I've been working on a small console game for a while now but I'm running into the limitations of the console such as "rendering" is slow it has to type all the characters. How do I transform my game to a legit windowed game.
warning: window's gui components are actually slower than the console for typing text.
1) make sure that NO work for the game that you want to preserve is inside "main". All main should do is call functions.
2) isolate all the cin and cout or similar console interface stuff. You need to preserve it, but get it out of the code and off into function calls so you can easily replace them with GUI calls.
3) Make a new windows GUI project, or if using graphics, stop here to learn directdraw or direct3d or if you want it portable, opengl. If you want it portable, use QT instead of windows gui project. The easy thing to do is to convert it to windows forms with a menu bar, buttons, and maybe a few edit boxes, etc.

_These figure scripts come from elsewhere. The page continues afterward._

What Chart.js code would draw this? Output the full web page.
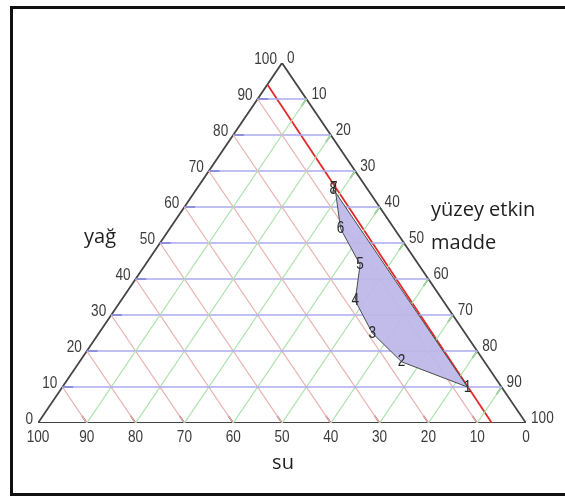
<!DOCTYPE html>
<html>
<head>
<meta charset="utf-8">
<script src="https://cdn.jsdelivr.net/npm/chart.js@4.4.1/dist/chart.umd.min.js"></script>
<style>
  html, body { margin: 0; padding: 0; background: #fff; overflow: hidden; }
  #wrap { position: relative; width: 565px; height: 496px; overflow: hidden; }
  #frame { position: absolute; left: 10px; top: 6px; width: 575px; height: 490px; border: 3px solid #111; box-sizing: border-box; }
  canvas { position: absolute; left: 0; top: 0; }
</style>
</head>
<body>
<div id="wrap">
  <div id="frame"></div>
  <canvas id="tern" width="565" height="496"></canvas>
</div>
<script>
// ternary composition: yağ (oil), yüzey etkin madde (surfactant), su (water) in %
const gridLevels = [10, 20, 30, 40, 50, 60, 70, 80, 90];
const tickLabels = [0, 10, 20, 30, 40, 50, 60, 70, 80, 90, 100];

// region boundary points 1..8 (oil, surfactant); water = 100 - oil - surfactant
const pointNames = ["1", "2", "3", "4", "5", "6", "7", "8"];
const pointOil = [10, 17, 25, 34, 44, 54, 64, 65];
const pointSurf = [83, 66, 56, 48, 44, 35, 29, 28];

// red reference line (oil, surfactant) at its two ends
const redLineOil = [94, 0];
const redLineSurf = [0, 93];

const axisNames = { left: "yağ", right: ["yüzey etkin", "madde"], bottom: "su" };

// oil up, surfactant to the right corner
function tp(oil, surf) {
  return { x: surf + oil / 2, y: oil };
}

function seg(a, b, color, width) {
  return {
    type: "scatter",
    data: [a, b],
    showLine: true,
    borderColor: color,
    borderWidth: width,
    pointRadius: 0,
    fill: false,
  };
}

const datasets = [];

// region polygon (7/8 at top, 1 at bottom, closed along the red line)
const region = pointOil.map((o, i) => tp(o, pointSurf[i])).reverse();
region.push(region[0]);
datasets.push({
  type: "scatter",
  data: region,
  showLine: true,
  borderColor: "#4a4a4a",
  borderWidth: 1,
  backgroundColor: "rgba(190,184,232,0.95)",
  fill: "shape",
  pointRadius: 0,
});

gridLevels.forEach((v) => {
  // constant oil (blue)
  datasets.push(seg(tp(v, 0), tp(v, 100 - v), "#aaaaf0", 1.6));
  // constant water (red)
  datasets.push(seg(tp(100 - v, 0), tp(0, 100 - v), "#eab4b4", 1.3));
  // constant surfactant (green)
  datasets.push(seg(tp(0, v), tp(100 - v, v), "#b0e2b0", 1.3));
});

// short darker ticks on each side
gridLevels.forEach((v) => {
  datasets.push(seg(tp(v, 0), tp(v, 2.2), "#333388", 1.8));
  datasets.push(seg(tp(0, 100 - v), tp(2, 98 - v), "#853030", 1.5));
  datasets.push(seg(tp(100 - v, v), tp(98 - v, v), "#3a883a", 1.5));
});

// red line
datasets.push(seg(tp(redLineOil[0], redLineSurf[0]), tp(redLineOil[1], redLineSurf[1]), "#e02a2a", 1.8));

// triangle outline
datasets.push({
  type: "scatter",
  data: [tp(0, 0), tp(0, 100), tp(100, 0), tp(0, 0)],
  showLine: true,
  borderColor: "#444",
  borderWidth: 1.8,
  pointRadius: 0,
  fill: false,
});

const labelPlugin = {
  id: "ternLabels",
  afterDraw(chart) {
    const ctx = chart.ctx;
    const xs = chart.scales.x;
    const ys = chart.scales.y;
    const px = (p) => [xs.getPixelForValue(p.x), ys.getPixelForValue(p.y)];

    function narrow(text, x, y, align, size, color) {
      ctx.save();
      ctx.font = (size || 17) + 'px "Liberation Sans", Arial, sans-serif';
      const w = ctx.measureText(text).width * 0.8;
      let left = x;
      if (align === "right") left = x - w;
      if (align === "center") left = x - w / 2;
      ctx.translate(left, y);
      ctx.scale(0.8, 1);
      ctx.textAlign = "left";
      ctx.textBaseline = "middle";
      ctx.fillStyle = color || "#3c3c3c";
      ctx.fillText(text, 0, 0);
      ctx.restore();
    }

    tickLabels.forEach((v) => {
      let [x, y] = px(tp(v, 0));
      narrow(String(v), x - 5, y - 4, "right");
      [x, y] = px(tp(100 - v, v));
      narrow(String(v), x + 5, y - 5, "left");
      [x, y] = px(tp(0, 100 - v));
      narrow(String(v), x, y + 14, "center");
    });

    pointNames.forEach((n, i) => {
      const [x, y] = px(tp(pointOil[i], pointSurf[i]));
      if (n === "7") narrow(n, x - 2, y - 4, "center", 17, "#2a2a2a");
      else narrow(n, x, y, "center", 17, "#2a2a2a");
    });

    ctx.save();
    ctx.font = '20px "Open Sans", "Noto Sans", sans-serif';
    ctx.fillStyle = "#1e1e1e";
    ctx.textAlign = "left";
    ctx.textBaseline = "alphabetic";
    ctx.fillText(axisNames.left, 84, 243);
    ctx.fillText(axisNames.right[0], 431, 216);
    ctx.fillText(axisNames.right[1], 431, 249);
    ctx.textAlign = "center";
    ctx.fillText(axisNames.bottom, 283, 469);
    ctx.restore();
  },
};

new Chart(document.getElementById("tern"), {
  type: "scatter",
  data: { datasets },
  options: {
    responsive: false,
    animation: false,
    layout: { padding: { left: 38, right: 39, top: 63, bottom: 73 } },
    plugins: { legend: { display: false }, tooltip: { enabled: false } },
    scales: {
      x: { type: "linear", min: 0, max: 100, display: false },
      y: { type: "linear", min: 0, max: 100, display: false },
    },
  },
  plugins: [labelPlugin],
});
</script>
</body>
</html>
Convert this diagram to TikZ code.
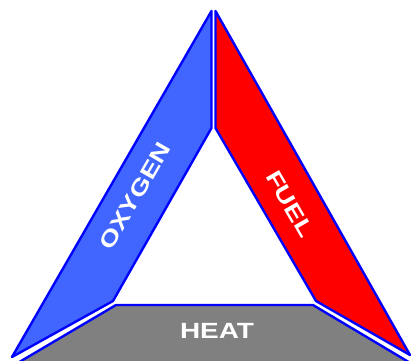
\documentclass[tikz,border=0pt]{standalone}
\usepackage{fontspec}
\setmainfont{Liberation Sans}
\definecolor{oxy}{RGB}{64,102,255}
\definecolor{fuelred}{RGB}{255,0,0}
\definecolor{heatgray}{RGB}{128,128,128}
\definecolor{edgeblue}{RGB}{0,0,255}
\newcommand{\wide}[1]{\scalebox{1.27}[1]{#1}}
\tikzset{
  side/.style={draw=edgeblue, line width=2.4pt, line join=round},
  lbl/.style={text=white, font=\bfseries\fontsize{22}{22}\selectfont, inner sep=0pt}
}
\begin{document}
\begin{tikzpicture}[x=1pt,y=-1pt]
\useasboundingbox (0,0) rectangle (413,360);
% gray base
\filldraw[side, fill=heatgray] (116,305) -- (313,305) -- (412,364) -- (16,364) -- cycle;
% blue side
\filldraw[side, fill=oxy] (211.5,11) -- (211.5,128) -- (113,301) -- (12,357) -- cycle;
% red side
\filldraw[side, fill=fuelred] (215.5,11) -- (410,355) -- (316,301) -- (215.5,128) -- cycle;
% labels
\node[lbl, rotate=60] (oxygen) at (135,196) {\wide{OXYGEN}};
\node[lbl, rotate=-60] (fuel) at (290,204) {\wide{FUEL}};
\node[lbl] (heat) at (217,331) {\wide{HEAT}};
\end{tikzpicture}
\end{document}
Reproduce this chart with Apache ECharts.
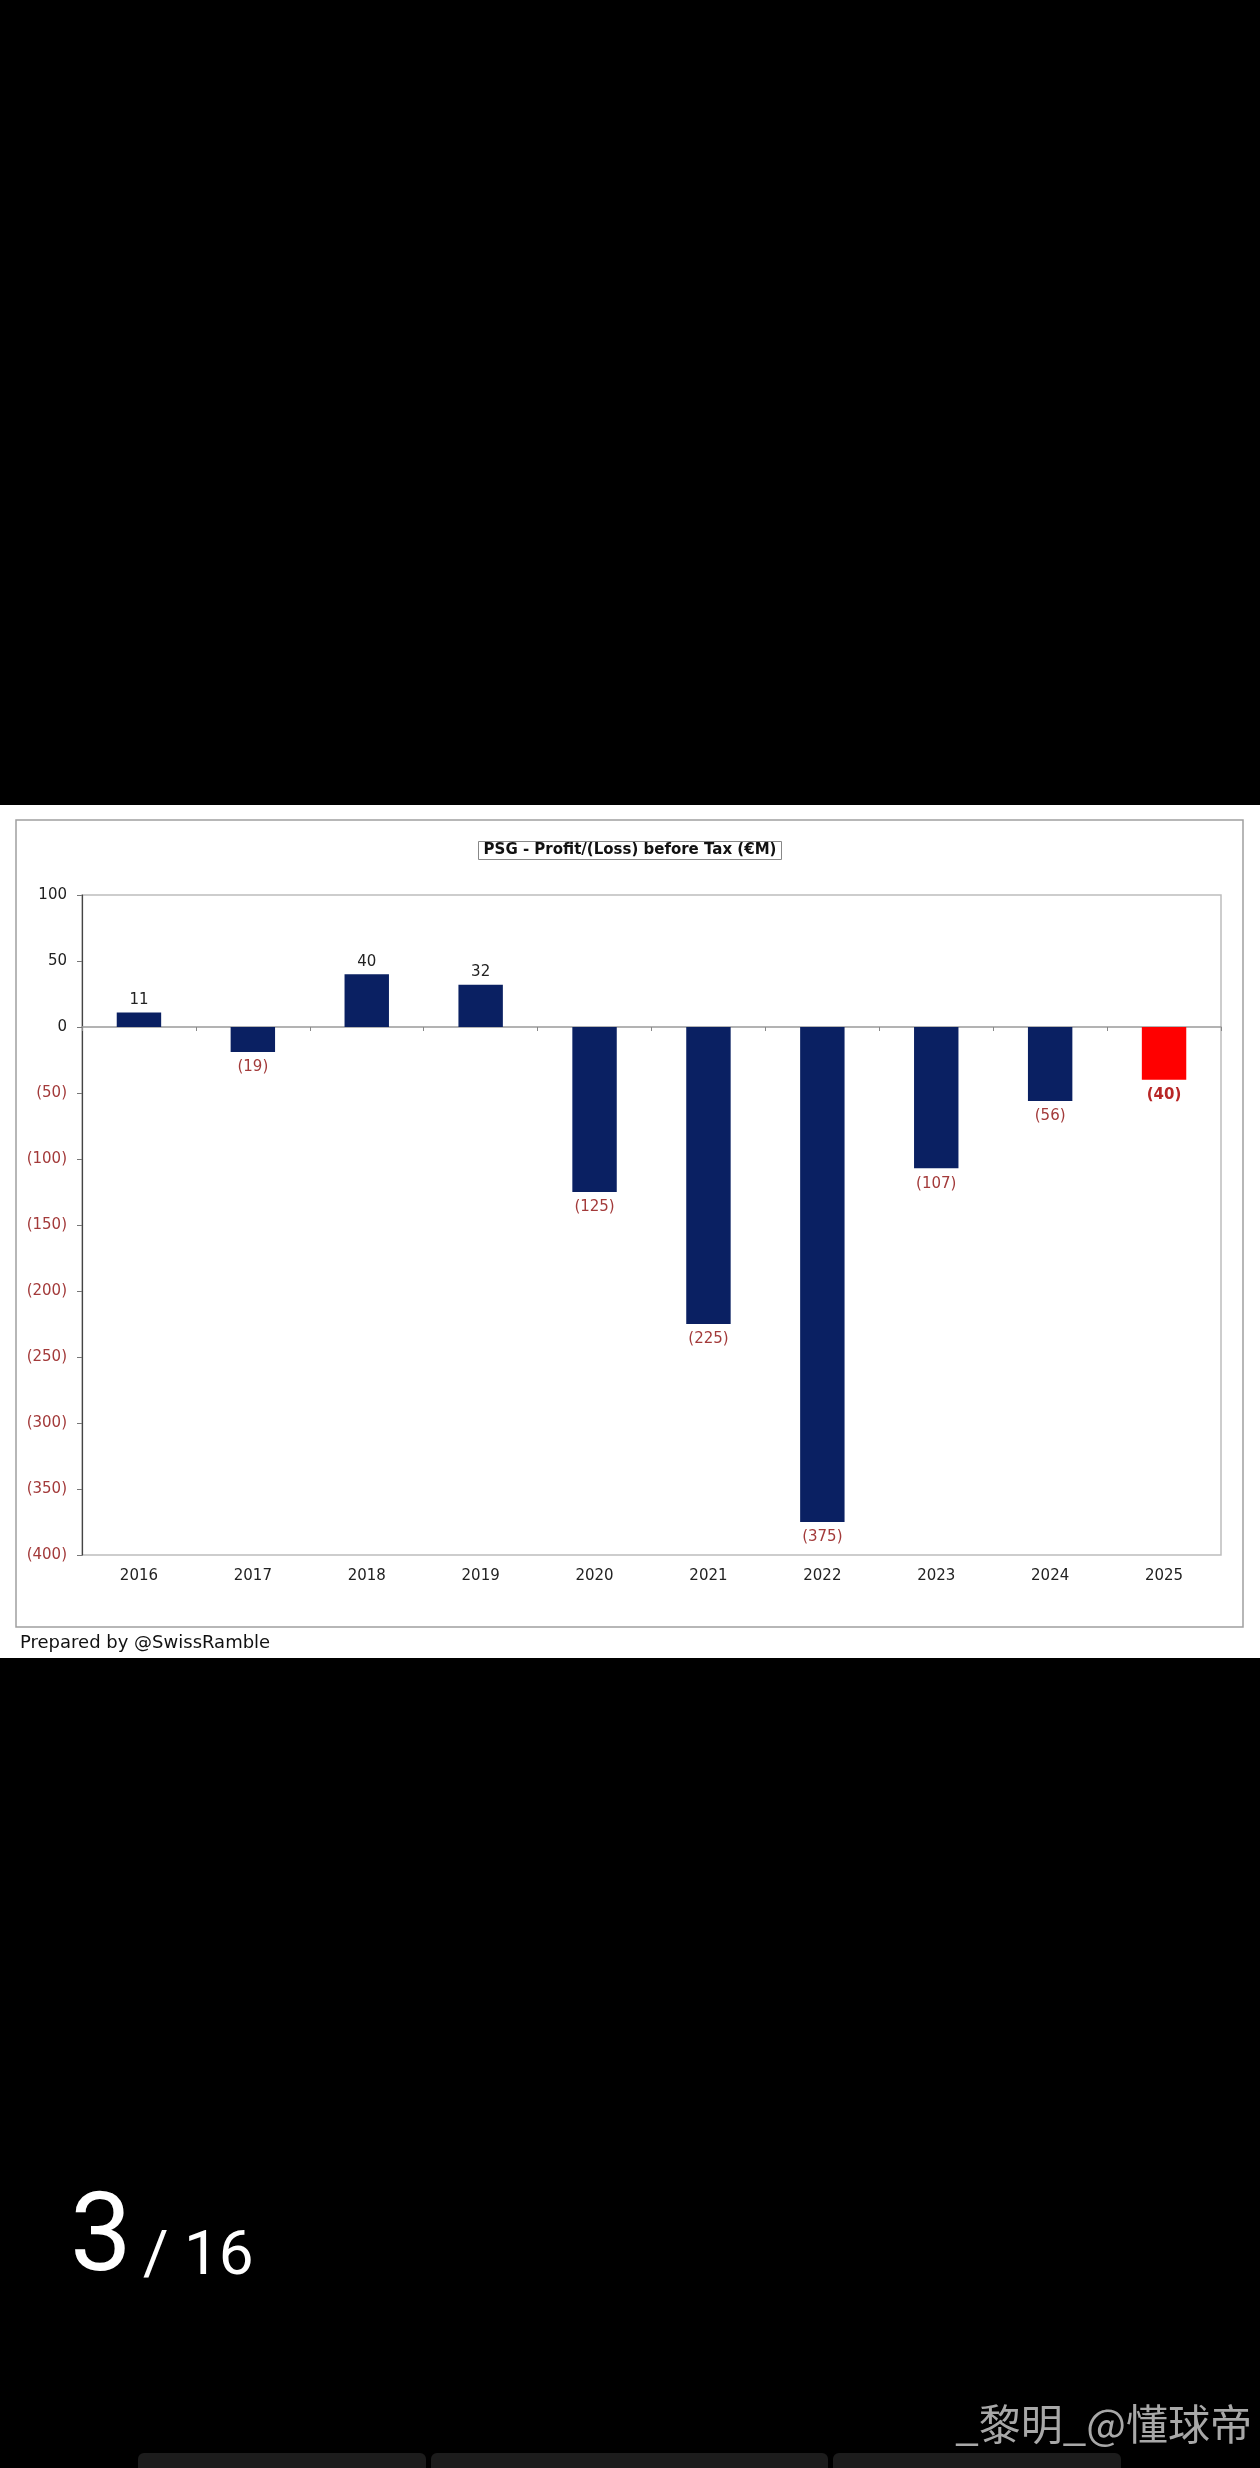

4) add your code to the project, and start calling the functions that run the game from the event handlers for the buttons, menu items, etc. Replacing your cout and cin with things like "edit3.setwindowtext()" that are tied to the widgits. You may need to figure out some sort of timer that does stuff every so often "as if in a loop in main".
so I make a function for each of the cout & cin (stream stuff), and instead of having the cout, or whatever, there I just call the function it relates to and it will just do that cout or something, right?
BTW I do plan on replacing text for graphics to get rid of the typing problem
The best advice I can offer is to look for a library which abstracts the platform-dependent stuff away for you. I like SDL2. There are some tutorials around which should be able to get you started. The documentation is okay.
IMO the greatest disadvantage of SDL is that using it in idiomatic modern C++ takes a little work; the library is written in C. https://www.libsdl.org/download-2.0.php
you probably want 1 function that writes text somewhere, and pass in the text to be written to it. Currently, that function would just be a wrapper for cout, later it might be "put graphical text at location X,Y in whatever color, opacity, font, ontop of existing or behind or blend etc, more graphics stuff, ...) (don't panic, you can just simply plop text down at a place, the rest is more or less optional stuff to think about)
lol I've played Dwarf Fortress once. I wonder how they made their graphics it's actually fluent and not more like a seizure (not that it's that bad). But right now I'm watching the Cherno setup opengl for his game engine I guess I'm going off that.